-- GIVEN MATERIAL --
▼▼▼
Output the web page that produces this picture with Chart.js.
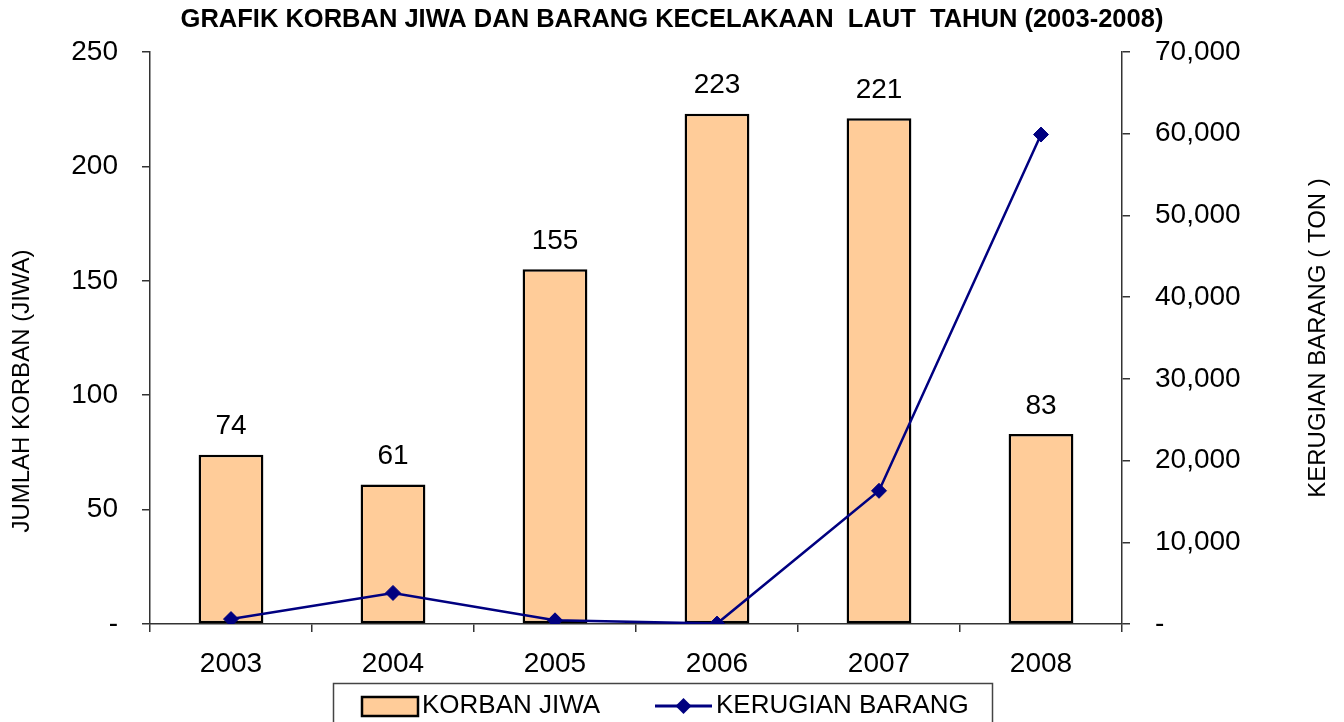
<!DOCTYPE html>
<html>
<head>
<meta charset="utf-8">
<script src="https://cdn.jsdelivr.net/npm/chart.js@4.4.1/dist/chart.umd.min.js"></script>
<style>
  html, body { margin: 0; padding: 0; background: #fff; }
  #wrap { width: 1344px; height: 722px; }
</style>
</head>
<body>
<div id="wrap"><canvas id="chart" width="1344" height="722"></canvas></div>
<script>
// data
const years = ['2003', '2004', '2005', '2006', '2007', '2008'];
const korbanJiwa = [74, 61, 155, 223, 221, 83];          // jiwa
const kerugianBarang = [600, 3800, 450, 50, 16300, 59900]; // ton
const leftTicks = [0, 50, 100, 150, 200, 250];
const rightTicks = [0, 10000, 20000, 30000, 40000, 50000, 60000, 70000];

const FONT = "'Liberation Sans', Arial, sans-serif";
const BAR_FILL = '#FFCC99';
const LINE_COLOR = '#000080';
const AXIS_COLOR = '#333';

// angka di atas batang
const barLabels = {
    id: 'barLabels',
    afterDatasetsDraw(chart) {
        const ctx = chart.ctx;
        const meta = chart.getDatasetMeta(0);
        ctx.save();
        ctx.font = '28px ' + FONT;
        ctx.fillStyle = '#000';
        ctx.textAlign = 'center';
        ctx.textBaseline = 'middle';
        meta.data.forEach((bar, i) => {
            ctx.fillText(String(korbanJiwa[i]), bar.x, bar.y - 28);
        });
        ctx.restore();
    }
};

// judul sumbu (dua-duanya dibaca dari bawah ke atas)
const axisTitles = {
    id: 'axisTitles',
    afterDraw(chart) {
        const ctx = chart.ctx;
        const area = chart.chartArea;
        ctx.save();
        ctx.font = '24px ' + FONT;
        ctx.fillStyle = '#000';
        ctx.textAlign = 'center';
        ctx.textBaseline = 'middle';

        ctx.save();
        ctx.translate(22, 391);
        ctx.rotate(-Math.PI / 2);
        ctx.fillText('JUMLAH KORBAN (JIWA)', 0, 0);
        ctx.restore();

        ctx.save();
        ctx.translate(1318, (area.top + area.bottom) / 2);
        ctx.rotate(-Math.PI / 2);
        ctx.fillText('KERUGIAN BARANG ( TON )', 0, 0);
        ctx.restore();
        ctx.restore();
    }
};

// legenda dengan kotak seperti Excel
const boxLegend = {
    id: 'boxLegend',
    afterDraw(chart) {
        const ctx = chart.ctx;
        const ds = chart.data.datasets;
        const y = 706;
        ctx.save();
        ctx.strokeStyle = '#444';
        ctx.lineWidth = 1.5;
        ctx.strokeRect(333.5, 683.5, 659, 60);

        // batang
        ctx.fillStyle = ds[0].backgroundColor;
        ctx.fillRect(362, 697, 56, 19);
        ctx.strokeStyle = ds[0].borderColor;
        ctx.lineWidth = 2.5;
        ctx.strokeRect(362, 697, 56, 19);

        // garis + belah ketupat
        ctx.strokeStyle = ds[1].borderColor;
        ctx.lineWidth = 3;
        ctx.beginPath();
        ctx.moveTo(655, y);
        ctx.lineTo(712, y);
        ctx.stroke();
        ctx.fillStyle = ds[1].pointBackgroundColor;
        ctx.beginPath();
        ctx.moveTo(683.5, y - 8);
        ctx.lineTo(691.5, y);
        ctx.lineTo(683.5, y + 8);
        ctx.lineTo(675.5, y);
        ctx.closePath();
        ctx.fill();

        ctx.font = '26px ' + FONT;
        ctx.fillStyle = '#000';
        ctx.textAlign = 'left';
        ctx.textBaseline = 'middle';
        ctx.fillText(ds[0].label, 422, y);
        ctx.fillText(ds[1].label, 716, y);
        ctx.restore();
    }
};

function fmtRight(v) {
    return v === 0 ? '-' : v.toLocaleString('en-US');
}

new Chart(document.getElementById('chart'), {
    type: 'bar',
    data: {
        labels: years,
        datasets: [{
            type: 'bar',
            label: 'KORBAN JIWA',
            data: korbanJiwa,
            yAxisID: 'y',
            backgroundColor: BAR_FILL,
            borderColor: '#000',
            borderWidth: 2.5,
            borderSkipped: false,
            categoryPercentage: 1,
            barPercentage: 0.4,
            order: 1
        }, {
            type: 'line',
            label: 'KERUGIAN BARANG',
            data: kerugianBarang,
            yAxisID: 'y1',
            borderColor: LINE_COLOR,
            borderWidth: 2.5,
            pointStyle: 'rectRot',
            pointRadius: 7.5,
            pointBackgroundColor: LINE_COLOR,
            pointBorderColor: LINE_COLOR,
            pointBorderWidth: 1,
            tension: 0,
            order: 0
        }]
    },
    options: {
        responsive: false,
        animation: false,
        layout: { padding: { left: 0, right: 0, top: 0, bottom: 39 } },
        plugins: {
            legend: { display: false },
            tooltip: { enabled: false },
            title: {
                display: true,
                text: 'GRAFIK KORBAN JIWA DAN BARANG KECELAKAAN  LAUT  TAHUN (2003-2008)',
                color: '#000',
                font: { family: FONT, size: 25.5, weight: 'bold', lineHeight: 1.2 },
                padding: { top: 5, bottom: 16.4 }
            }
        },
        scales: {
            x: {
                grid: { drawOnChartArea: false, offset: true, tickLength: 8, color: AXIS_COLOR, lineWidth: 1.5 },
                border: { display: true, color: AXIS_COLOR, width: 1.5 },
                ticks: { color: '#000', font: { family: FONT, size: 28 }, padding: 15, maxRotation: 0 },
                afterFit(scale) { scale.height = 59; }
            },
            y: {
                position: 'left',
                min: 0,
                max: 250,
                afterBuildTicks(scale) { scale.ticks = leftTicks.map(v => ({ value: v })); },
                grid: { drawOnChartArea: false, tickLength: 8, color: AXIS_COLOR, lineWidth: 1.5 },
                border: { display: true, color: AXIS_COLOR, width: 1.5 },
                ticks: {
                    color: '#000',
                    font: { family: FONT, size: 28 },
                    padding: 24,
                    callback: v => v === 0 ? '-' : String(v)
                },
                afterFit(scale) { scale.width = 150; }
            },
            y1: {
                position: 'right',
                min: 0,
                max: 70000,
                afterBuildTicks(scale) { scale.ticks = rightTicks.map(v => ({ value: v })); },
                grid: { drawOnChartArea: false, tickLength: 8, color: AXIS_COLOR, lineWidth: 1.5 },
                border: { display: true, color: AXIS_COLOR, width: 1.5 },
                ticks: {
                    color: '#000',
                    font: { family: FONT, size: 28 },
                    padding: 25,
                    callback: fmtRight
                },
                afterFit(scale) { scale.width = 222; }
            }
        }
    },
    plugins: [barLabels, axisTitles, boxLegend]
});
</script>
</body>
</html>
▲▲▲
-- GIVEN INSTRUCTION --
Without the pictures, write out all of the material exactly.

-- FINISHED ANSWER --
Output the web page that produces this picture with Chart.js.
<!DOCTYPE html>
<html>
<head>
<meta charset="utf-8">
<script src="https://cdn.jsdelivr.net/npm/chart.js@4.4.1/dist/chart.umd.min.js"></script>
<style>
  html, body { margin: 0; padding: 0; background: #fff; }
  #wrap { width: 1344px; height: 722px; }
</style>
</head>
<body>
<div id="wrap"><canvas id="chart" width="1344" height="722"></canvas></div>
<script>
// data
const years = ['2003', '2004', '2005', '2006', '2007', '2008'];
const korbanJiwa = [74, 61, 155, 223, 221, 83];          // jiwa
const kerugianBarang = [600, 3800, 450, 50, 16300, 59900]; // ton
const leftTicks = [0, 50, 100, 150, 200, 250];
const rightTicks = [0, 10000, 20000, 30000, 40000, 50000, 60000, 70000];

const FONT = "'Liberation Sans', Arial, sans-serif";
const BAR_FILL = '#FFCC99';
const LINE_COLOR = '#000080';
const AXIS_COLOR = '#333';

// angka di atas batang
const barLabels = {
    id: 'barLabels',
    afterDatasetsDraw(chart) {
        const ctx = chart.ctx;
        const meta = chart.getDatasetMeta(0);
        ctx.save();
        ctx.font = '28px ' + FONT;
        ctx.fillStyle = '#000';
        ctx.textAlign = 'center';
        ctx.textBaseline = 'middle';
        meta.data.forEach((bar, i) => {
            ctx.fillText(String(korbanJiwa[i]), bar.x, bar.y - 28);
        });
        ctx.restore();
    }
};

// judul sumbu (dua-duanya dibaca dari bawah ke atas)
const axisTitles = {
    id: 'axisTitles',
    afterDraw(chart) {
        const ctx = chart.ctx;
        const area = chart.chartArea;
        ctx.save();
        ctx.font = '24px ' + FONT;
        ctx.fillStyle = '#000';
        ctx.textAlign = 'center';
        ctx.textBaseline = 'middle';

        ctx.save();
        ctx.translate(22, 391);
        ctx.rotate(-Math.PI / 2);
        ctx.fillText('JUMLAH KORBAN (JIWA)', 0, 0);
        ctx.restore();

        ctx.save();
        ctx.translate(1318, (area.top + area.bottom) / 2);
        ctx.rotate(-Math.PI / 2);
        ctx.fillText('KERUGIAN BARANG ( TON )', 0, 0);
        ctx.restore();
        ctx.restore();
    }
};

// legenda dengan kotak seperti Excel
const boxLegend = {
    id: 'boxLegend',
    afterDraw(chart) {
        const ctx = chart.ctx;
        const ds = chart.data.datasets;
        const y = 706;
        ctx.save();
        ctx.strokeStyle = '#444';
        ctx.lineWidth = 1.5;
        ctx.strokeRect(333.5, 683.5, 659, 60);

        // batang
        ctx.fillStyle = ds[0].backgroundColor;
        ctx.fillRect(362, 697, 56, 19);
        ctx.strokeStyle = ds[0].borderColor;
        ctx.lineWidth = 2.5;
        ctx.strokeRect(362, 697, 56, 19);

        // garis + belah ketupat
        ctx.strokeStyle = ds[1].borderColor;
        ctx.lineWidth = 3;
        ctx.beginPath();
        ctx.moveTo(655, y);
        ctx.lineTo(712, y);
        ctx.stroke();
        ctx.fillStyle = ds[1].pointBackgroundColor;
        ctx.beginPath();
        ctx.moveTo(683.5, y - 8);
        ctx.lineTo(691.5, y);
        ctx.lineTo(683.5, y + 8);
        ctx.lineTo(675.5, y);
        ctx.closePath();
        ctx.fill();

        ctx.font = '26px ' + FONT;
        ctx.fillStyle = '#000';
        ctx.textAlign = 'left';
        ctx.textBaseline = 'middle';
        ctx.fillText(ds[0].label, 422, y);
        ctx.fillText(ds[1].label, 716, y);
        ctx.restore();
    }
};

function fmtRight(v) {
    return v === 0 ? '-' : v.toLocaleString('en-US');
}

new Chart(document.getElementById('chart'), {
    type: 'bar',
    data: {
        labels: years,
        datasets: [{
            type: 'bar',
            label: 'KORBAN JIWA',
            data: korbanJiwa,
            yAxisID: 'y',
            backgroundColor: BAR_FILL,
            borderColor: '#000',
            borderWidth: 2.5,
            borderSkipped: false,
            categoryPercentage: 1,
            barPercentage: 0.4,
            order: 1
        }, {
            type: 'line',
            label: 'KERUGIAN BARANG',
            data: kerugianBarang,
            yAxisID: 'y1',
            borderColor: LINE_COLOR,
            borderWidth: 2.5,
            pointStyle: 'rectRot',
            pointRadius: 7.5,
            pointBackgroundColor: LINE_COLOR,
            pointBorderColor: LINE_COLOR,
            pointBorderWidth: 1,
            tension: 0,
            order: 0
        }]
    },
    options: {
        responsive: false,
        animation: false,
        layout: { padding: { left: 0, right: 0, top: 0, bottom: 39 } },
        plugins: {
            legend: { display: false },
            tooltip: { enabled: false },
            title: {
                display: true,
                text: 'GRAFIK KORBAN JIWA DAN BARANG KECELAKAAN  LAUT  TAHUN (2003-2008)',
                color: '#000',
                font: { family: FONT, size: 25.5, weight: 'bold', lineHeight: 1.2 },
                padding: { top: 5, bottom: 16.4 }
            }
        },
        scales: {
            x: {
                grid: { drawOnChartArea: false, offset: true, tickLength: 8, color: AXIS_COLOR, lineWidth: 1.5 },
                border: { display: true, color: AXIS_COLOR, width: 1.5 },
                ticks: { color: '#000', font: { family: FONT, size: 28 }, padding: 15, maxRotation: 0 },
                afterFit(scale) { scale.height = 59; }
            },
            y: {
                position: 'left',
                min: 0,
                max: 250,
                afterBuildTicks(scale) { scale.ticks = leftTicks.map(v => ({ value: v })); },
                grid: { drawOnChartArea: false, tickLength: 8, color: AXIS_COLOR, lineWidth: 1.5 },
                border: { display: true, color: AXIS_COLOR, width: 1.5 },
                ticks: {
                    color: '#000',
                    font: { family: FONT, size: 28 },
                    padding: 24,
                    callback: v => v === 0 ? '-' : String(v)
                },
                afterFit(scale) { scale.width = 150; }
            },
            y1: {
                position: 'right',
                min: 0,
                max: 70000,
                afterBuildTicks(scale) { scale.ticks = rightTicks.map(v => ({ value: v })); },
                grid: { drawOnChartArea: false, tickLength: 8, color: AXIS_COLOR, lineWidth: 1.5 },
                border: { display: true, color: AXIS_COLOR, width: 1.5 },
                ticks: {
                    color: '#000',
                    font: { family: FONT, size: 28 },
                    padding: 25,
                    callback: fmtRight
                },
                afterFit(scale) { scale.width = 222; }
            }
        }
    },
    plugins: [barLabels, axisTitles, boxLegend]
});
</script>
</body>
</html>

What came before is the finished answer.